Se all’inizio dell’intervista il cantante poteva dire che non conosce nessuno che creda a qualcosa, va anche detto che ognuno tende a circondarsi di persone che condividano la sua visione, perché per fortuna non è sempre così: ci sono tanti giovani che ci credono ancora alla possibilità di rinvenire il senso e di spendersi per qualcosa, e sono questi a cambiare il mondo, un pezzetto alla volta. Personalmente ho la fortuna quotidiana di incontrarne, e forse anche il privilegio di contribuire a riaccendere in non pochi di loro la scintilla di desideri grandi e belli e veri. Ragazzi e ragazze che se lo bevono pure il vino con gli amici, come fa Ultimo con i suoi, ma che non fanno di questo l’alternativa a farsi carico del dovere di trovare la propria vocazione specifica ad amare.
Mi spiace che questo ragazzo così talentuoso sia rimasto deluso dalla Chiesa, anche se mi chiedo se abbia mai davvero cercato interlocutori in essa, o piuttosto non si stia limitando, in questo come in altre cose da lui menzionate, a una rassegnazione aprioristica, pretesto di un godimento senza scopi o impegno. Rimane vero anche per lui quanto Papa Francesco scrive di seguito al brano succitato della Laudato Si’: “Non tutto è perduto, perché gli esseri umani, capaci di degradarsi fino all’estremo, possono anche superarsi, ritornare a scegliere il bene e rigenerarsi, al di là di qualsiasi condizionamento psicologico e sociale che venga loro imposto. Sono capaci di guardare a sé stessi con onestà, di far emergere il proprio disgusto e di intraprendere nuove strade verso la vera libertà.
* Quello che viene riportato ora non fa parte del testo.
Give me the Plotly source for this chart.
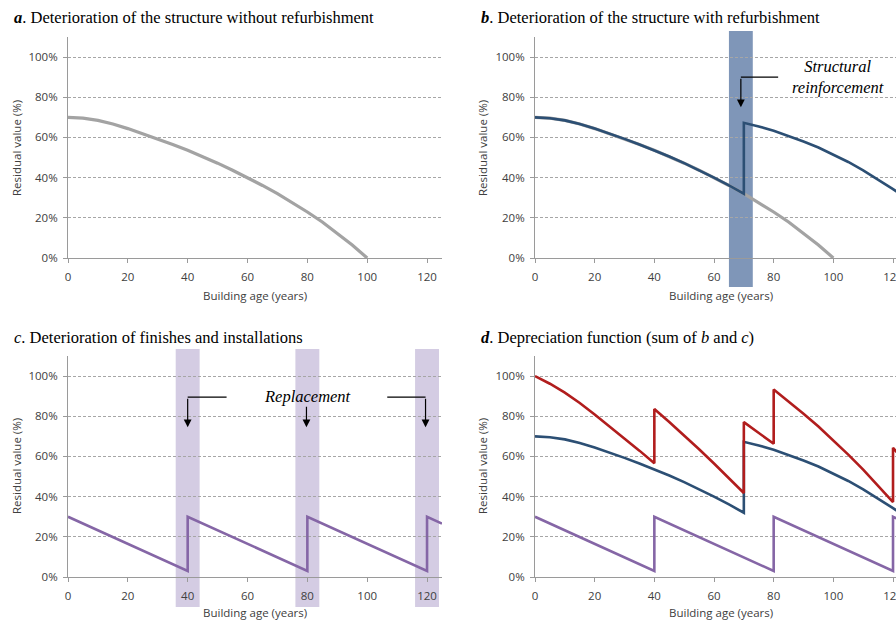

Non esistono sistemi che annullino completamente l’apertura al bene, alla verità e alla bellezza, né la capacità di reagire, che Dio continua ad incoraggiare dal profondo dei nostri cuori” (Ididem, 205).
Questo mi porta a sperare che un ragazzo che ha avuto la forza e la determinazione di credere nei propri doni, e abbia imparato a vivere della propria arte, saprà riconoscere prima o poi nella sua vita la possibilità della gioia autentica, quella che senz’altro ha provato almeno agli inizi, quando andava comprendendo gli indizi della propria vocazione, quando era ancora un cercatore.
Ultimo, nella speranza che tu ancora sia un cercatore e non un mero consumatore, e nell’augurio che in ogni caso tu possa esserlo o tornare a esserlo, se vuoi fare due chiacchiere, ci sono.